• EXERCISE GOAL:
Of the lines in these entries, how many contain the string "this"? Give the number and nothing else.

• RECORDS SUPPLIED:
** START **

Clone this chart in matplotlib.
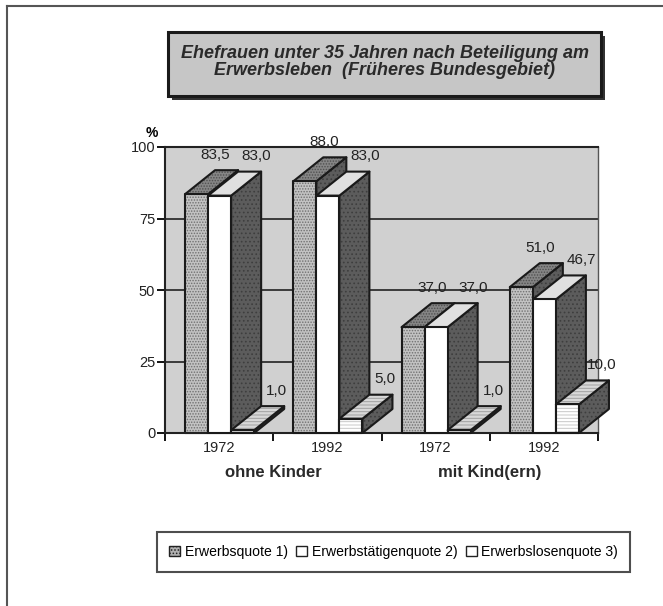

** END **
** START **

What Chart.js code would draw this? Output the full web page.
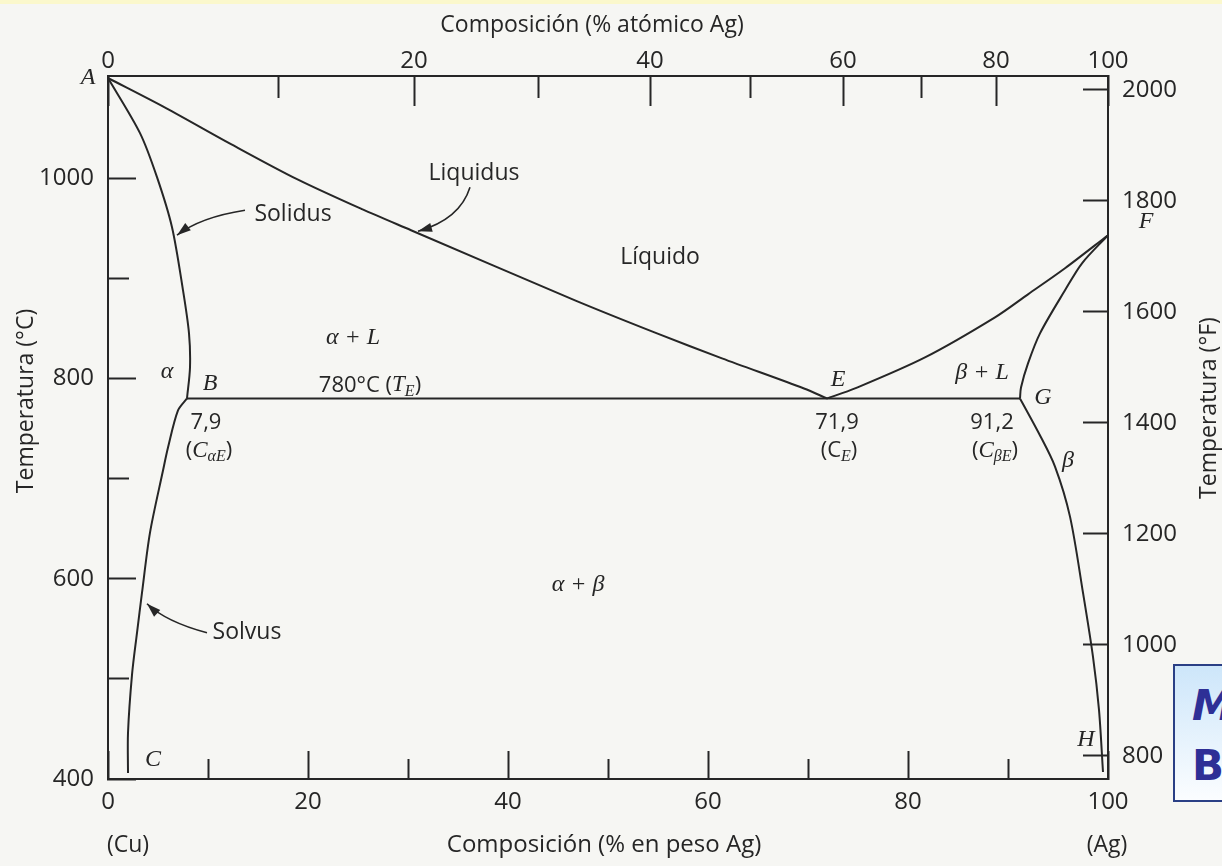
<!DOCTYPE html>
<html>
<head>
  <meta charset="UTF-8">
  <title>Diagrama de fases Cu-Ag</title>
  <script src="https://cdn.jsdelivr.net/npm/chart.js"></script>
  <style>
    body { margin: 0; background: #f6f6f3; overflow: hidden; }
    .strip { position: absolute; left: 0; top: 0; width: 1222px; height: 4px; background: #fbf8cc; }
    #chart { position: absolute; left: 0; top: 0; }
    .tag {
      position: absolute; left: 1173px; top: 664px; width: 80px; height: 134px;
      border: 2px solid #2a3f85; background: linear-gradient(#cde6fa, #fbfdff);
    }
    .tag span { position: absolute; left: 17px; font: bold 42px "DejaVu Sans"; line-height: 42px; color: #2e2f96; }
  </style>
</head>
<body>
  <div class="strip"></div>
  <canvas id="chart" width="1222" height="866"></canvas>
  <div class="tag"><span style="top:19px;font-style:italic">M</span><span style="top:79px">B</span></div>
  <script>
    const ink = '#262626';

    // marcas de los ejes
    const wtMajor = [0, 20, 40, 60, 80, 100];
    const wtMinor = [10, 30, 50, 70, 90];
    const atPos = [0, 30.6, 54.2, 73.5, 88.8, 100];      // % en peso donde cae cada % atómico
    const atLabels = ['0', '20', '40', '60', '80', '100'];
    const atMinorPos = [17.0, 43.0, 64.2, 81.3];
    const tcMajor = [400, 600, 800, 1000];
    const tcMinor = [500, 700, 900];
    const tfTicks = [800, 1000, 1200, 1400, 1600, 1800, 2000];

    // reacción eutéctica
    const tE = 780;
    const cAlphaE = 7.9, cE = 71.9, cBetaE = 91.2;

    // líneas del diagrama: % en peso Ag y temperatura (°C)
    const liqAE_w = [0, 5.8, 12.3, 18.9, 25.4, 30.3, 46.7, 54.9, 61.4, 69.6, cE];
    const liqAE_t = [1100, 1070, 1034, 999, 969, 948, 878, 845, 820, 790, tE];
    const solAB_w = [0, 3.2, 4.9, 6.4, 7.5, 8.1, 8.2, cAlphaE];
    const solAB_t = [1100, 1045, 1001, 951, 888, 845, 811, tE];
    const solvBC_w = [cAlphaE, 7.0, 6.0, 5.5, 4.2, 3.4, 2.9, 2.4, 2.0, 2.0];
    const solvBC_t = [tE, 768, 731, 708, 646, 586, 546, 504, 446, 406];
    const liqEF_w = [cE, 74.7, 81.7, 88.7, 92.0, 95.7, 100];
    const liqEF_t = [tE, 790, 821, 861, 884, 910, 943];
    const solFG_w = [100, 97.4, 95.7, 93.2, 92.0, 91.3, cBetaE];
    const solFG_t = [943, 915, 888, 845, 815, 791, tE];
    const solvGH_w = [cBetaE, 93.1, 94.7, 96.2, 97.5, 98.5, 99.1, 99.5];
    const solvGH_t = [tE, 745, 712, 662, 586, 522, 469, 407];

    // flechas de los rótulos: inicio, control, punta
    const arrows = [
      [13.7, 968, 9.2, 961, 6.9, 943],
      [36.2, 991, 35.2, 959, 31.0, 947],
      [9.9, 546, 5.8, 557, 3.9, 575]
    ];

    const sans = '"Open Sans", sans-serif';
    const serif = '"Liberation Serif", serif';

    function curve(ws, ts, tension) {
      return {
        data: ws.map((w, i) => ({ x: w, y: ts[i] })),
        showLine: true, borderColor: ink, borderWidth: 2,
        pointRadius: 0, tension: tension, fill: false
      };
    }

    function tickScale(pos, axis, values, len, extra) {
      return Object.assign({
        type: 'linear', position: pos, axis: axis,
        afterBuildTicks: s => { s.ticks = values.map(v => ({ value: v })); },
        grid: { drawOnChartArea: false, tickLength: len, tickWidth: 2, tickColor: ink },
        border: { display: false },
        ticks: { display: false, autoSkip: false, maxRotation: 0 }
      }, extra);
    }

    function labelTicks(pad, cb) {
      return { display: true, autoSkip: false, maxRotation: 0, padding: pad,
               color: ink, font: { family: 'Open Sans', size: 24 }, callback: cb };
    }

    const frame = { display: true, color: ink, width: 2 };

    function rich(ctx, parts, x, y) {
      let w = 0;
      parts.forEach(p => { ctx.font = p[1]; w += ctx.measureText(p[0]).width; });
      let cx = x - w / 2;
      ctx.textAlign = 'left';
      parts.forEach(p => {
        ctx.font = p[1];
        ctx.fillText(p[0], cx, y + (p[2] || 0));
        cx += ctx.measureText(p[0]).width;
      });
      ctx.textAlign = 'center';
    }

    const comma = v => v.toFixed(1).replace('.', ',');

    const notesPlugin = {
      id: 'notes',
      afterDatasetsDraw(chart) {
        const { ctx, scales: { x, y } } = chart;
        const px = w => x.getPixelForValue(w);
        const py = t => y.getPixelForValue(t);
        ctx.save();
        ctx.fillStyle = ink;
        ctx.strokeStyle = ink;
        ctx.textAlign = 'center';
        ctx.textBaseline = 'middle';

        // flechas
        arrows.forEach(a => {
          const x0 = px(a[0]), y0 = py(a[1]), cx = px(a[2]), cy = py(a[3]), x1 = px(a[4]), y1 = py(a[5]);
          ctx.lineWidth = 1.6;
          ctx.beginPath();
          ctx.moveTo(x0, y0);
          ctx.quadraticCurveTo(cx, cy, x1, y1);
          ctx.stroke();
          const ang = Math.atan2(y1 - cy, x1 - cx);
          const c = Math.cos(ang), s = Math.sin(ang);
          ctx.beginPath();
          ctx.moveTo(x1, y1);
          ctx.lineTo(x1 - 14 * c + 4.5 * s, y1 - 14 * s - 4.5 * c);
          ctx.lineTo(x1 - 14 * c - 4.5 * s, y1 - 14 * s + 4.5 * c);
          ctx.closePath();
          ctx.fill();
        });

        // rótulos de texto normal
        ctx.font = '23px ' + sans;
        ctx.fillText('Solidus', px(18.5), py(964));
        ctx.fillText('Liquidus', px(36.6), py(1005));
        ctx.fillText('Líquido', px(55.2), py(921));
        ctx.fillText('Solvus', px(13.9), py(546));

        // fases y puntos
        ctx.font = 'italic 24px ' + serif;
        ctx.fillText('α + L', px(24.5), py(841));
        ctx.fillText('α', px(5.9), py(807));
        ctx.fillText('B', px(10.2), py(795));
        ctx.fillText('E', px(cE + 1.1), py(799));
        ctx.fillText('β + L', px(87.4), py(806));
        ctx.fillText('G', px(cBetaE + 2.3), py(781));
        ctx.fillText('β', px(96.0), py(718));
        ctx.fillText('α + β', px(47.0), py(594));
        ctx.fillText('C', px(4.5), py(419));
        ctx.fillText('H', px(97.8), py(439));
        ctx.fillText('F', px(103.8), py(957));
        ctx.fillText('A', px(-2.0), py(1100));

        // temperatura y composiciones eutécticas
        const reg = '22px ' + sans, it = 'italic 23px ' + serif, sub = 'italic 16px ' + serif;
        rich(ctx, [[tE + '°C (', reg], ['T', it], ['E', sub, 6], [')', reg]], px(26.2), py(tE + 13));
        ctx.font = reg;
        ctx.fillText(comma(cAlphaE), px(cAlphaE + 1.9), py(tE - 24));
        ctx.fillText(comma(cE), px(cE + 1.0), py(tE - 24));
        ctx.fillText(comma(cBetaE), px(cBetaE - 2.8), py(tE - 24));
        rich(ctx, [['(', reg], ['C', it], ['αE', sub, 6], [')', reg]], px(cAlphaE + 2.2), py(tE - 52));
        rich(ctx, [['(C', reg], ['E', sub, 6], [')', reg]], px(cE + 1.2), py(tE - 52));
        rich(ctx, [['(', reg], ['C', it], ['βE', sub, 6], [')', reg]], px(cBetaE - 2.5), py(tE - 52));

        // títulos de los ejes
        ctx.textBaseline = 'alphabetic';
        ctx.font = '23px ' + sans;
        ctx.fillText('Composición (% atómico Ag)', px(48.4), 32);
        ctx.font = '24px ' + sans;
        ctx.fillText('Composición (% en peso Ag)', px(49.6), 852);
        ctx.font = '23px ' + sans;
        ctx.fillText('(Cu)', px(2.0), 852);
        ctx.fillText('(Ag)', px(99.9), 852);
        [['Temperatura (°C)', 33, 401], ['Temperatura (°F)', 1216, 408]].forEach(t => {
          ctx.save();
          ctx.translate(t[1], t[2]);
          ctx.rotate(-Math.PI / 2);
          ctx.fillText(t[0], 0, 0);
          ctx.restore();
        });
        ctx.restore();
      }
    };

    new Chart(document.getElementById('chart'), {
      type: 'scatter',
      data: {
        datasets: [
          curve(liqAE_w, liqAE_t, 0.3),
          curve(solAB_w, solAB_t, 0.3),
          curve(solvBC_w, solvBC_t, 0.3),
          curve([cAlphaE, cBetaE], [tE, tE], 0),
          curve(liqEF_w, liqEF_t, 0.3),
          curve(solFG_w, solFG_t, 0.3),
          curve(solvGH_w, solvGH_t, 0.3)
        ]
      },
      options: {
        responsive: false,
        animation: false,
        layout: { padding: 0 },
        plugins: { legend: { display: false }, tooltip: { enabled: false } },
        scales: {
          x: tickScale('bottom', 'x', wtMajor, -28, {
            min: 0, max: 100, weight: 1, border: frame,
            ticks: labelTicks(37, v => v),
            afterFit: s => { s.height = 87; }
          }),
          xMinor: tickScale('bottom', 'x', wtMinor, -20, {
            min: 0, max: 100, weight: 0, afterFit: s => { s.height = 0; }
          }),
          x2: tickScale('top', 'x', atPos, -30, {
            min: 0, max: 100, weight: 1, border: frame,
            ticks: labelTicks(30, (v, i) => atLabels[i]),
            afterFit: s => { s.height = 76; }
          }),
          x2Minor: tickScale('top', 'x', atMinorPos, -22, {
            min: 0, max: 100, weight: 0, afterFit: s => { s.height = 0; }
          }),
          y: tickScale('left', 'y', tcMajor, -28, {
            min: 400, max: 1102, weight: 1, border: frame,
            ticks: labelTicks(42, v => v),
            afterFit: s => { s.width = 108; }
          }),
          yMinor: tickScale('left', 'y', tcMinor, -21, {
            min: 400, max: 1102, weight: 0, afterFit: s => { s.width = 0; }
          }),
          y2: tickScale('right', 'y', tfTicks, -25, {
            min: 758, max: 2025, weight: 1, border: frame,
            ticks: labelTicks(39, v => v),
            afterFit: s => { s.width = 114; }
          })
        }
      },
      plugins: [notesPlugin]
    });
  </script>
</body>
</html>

** END **
** START **

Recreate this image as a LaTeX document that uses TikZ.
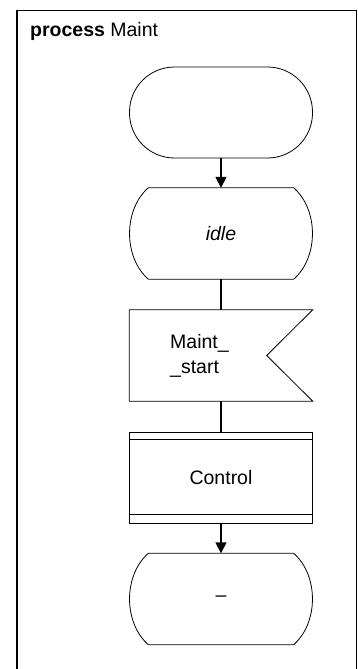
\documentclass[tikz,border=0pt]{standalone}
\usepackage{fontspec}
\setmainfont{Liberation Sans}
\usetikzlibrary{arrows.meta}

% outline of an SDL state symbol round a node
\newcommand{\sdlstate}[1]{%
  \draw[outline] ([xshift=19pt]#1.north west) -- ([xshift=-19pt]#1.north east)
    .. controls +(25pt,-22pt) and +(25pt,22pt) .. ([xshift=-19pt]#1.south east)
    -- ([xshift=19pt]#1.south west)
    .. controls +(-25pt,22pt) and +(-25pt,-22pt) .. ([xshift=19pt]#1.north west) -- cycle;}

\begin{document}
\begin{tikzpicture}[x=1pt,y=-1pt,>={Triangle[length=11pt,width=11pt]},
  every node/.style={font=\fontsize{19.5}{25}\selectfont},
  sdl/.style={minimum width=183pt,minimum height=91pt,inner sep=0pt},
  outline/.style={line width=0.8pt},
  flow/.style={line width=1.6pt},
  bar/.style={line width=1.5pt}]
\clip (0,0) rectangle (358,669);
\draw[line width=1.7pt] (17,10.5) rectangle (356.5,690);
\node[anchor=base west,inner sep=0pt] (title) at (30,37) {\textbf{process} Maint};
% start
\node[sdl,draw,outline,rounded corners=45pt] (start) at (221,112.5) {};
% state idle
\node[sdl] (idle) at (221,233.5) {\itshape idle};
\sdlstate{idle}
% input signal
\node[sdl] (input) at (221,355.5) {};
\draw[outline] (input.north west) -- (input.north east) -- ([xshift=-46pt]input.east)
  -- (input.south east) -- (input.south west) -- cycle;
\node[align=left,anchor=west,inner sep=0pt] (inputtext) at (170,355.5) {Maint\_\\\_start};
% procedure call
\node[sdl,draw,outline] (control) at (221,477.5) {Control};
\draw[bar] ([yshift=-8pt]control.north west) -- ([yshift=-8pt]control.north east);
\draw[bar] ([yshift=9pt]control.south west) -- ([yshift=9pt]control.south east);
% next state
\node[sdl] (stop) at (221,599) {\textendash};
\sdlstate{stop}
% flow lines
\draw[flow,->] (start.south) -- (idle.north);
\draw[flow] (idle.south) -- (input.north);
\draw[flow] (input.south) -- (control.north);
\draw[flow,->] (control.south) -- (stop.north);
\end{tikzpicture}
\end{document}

** END **

• EXPECTED ANSWER:
3